Other women who's hearts were committed to God alone, rejected the directions of the false prophet Mark. Despite Mark’s demands on their gifts, they would only prophesy at the direction of the Spirit of God, rather than subjecting their spiritual gifts to the direction of that false prophet. They would "speak where and when God willeth, and not when Mark directs." Generally, the prophetic gifts, especially coming from a woman, were subordinated to the will of the male leader within Gnostic Churches.

Irenaeus describes in this first book how Gnostic falsehoods gradually invaded the true Church of God. Many believers were seduced by them but gradually drifted away from their extremism. Some returned to the true faith of the apostles, but many more, having been swallowed up in their errors, forsook Christ altogether and returned to the world. Many of these Gnostic heresies, like weeds, became established positions of the early Church as well as the basis of Catholic doctrine in the Western and Eastern Churches. As I said earlier, much of Gnostic thought also became the foundation for Islam as we now understand it.

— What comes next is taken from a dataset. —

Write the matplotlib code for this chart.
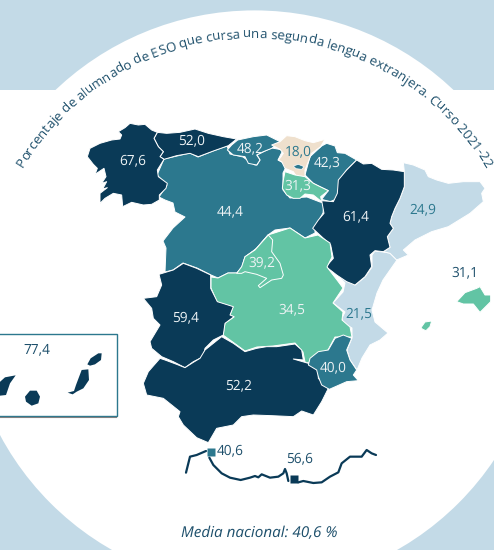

Irenaeus may have been the greatest surveyor of the early cults that influenced the Christian world of his times. As a fore-runner of modern anti-cult writers, he may possibly have been the strongest opponent of cultism of all times. He reveals many, if not most, of the errors that entered the Church before Constantine the Great legalized Christian worship. There is little doubt that Irenaeus defended the early Church, and her apostolic foundations against a growing tide of apostasy. Irenaeus, despite his short-comings, was likely the closest exponent of apostolic Christian doctrine that we have access to in our own time. It is time for the Church to reevaluate his contributions, with an understanding that what he was criticizing then, survives today as variations of the ancient heresies. Unless we return to the Bible alone as our source, the Church will remain in Babylonian captivity to Romanism and Islam, the one venerating the Queen of the Heavens as a demiurge deity, and the other worshipping a hateful god who has no concern for his own creation.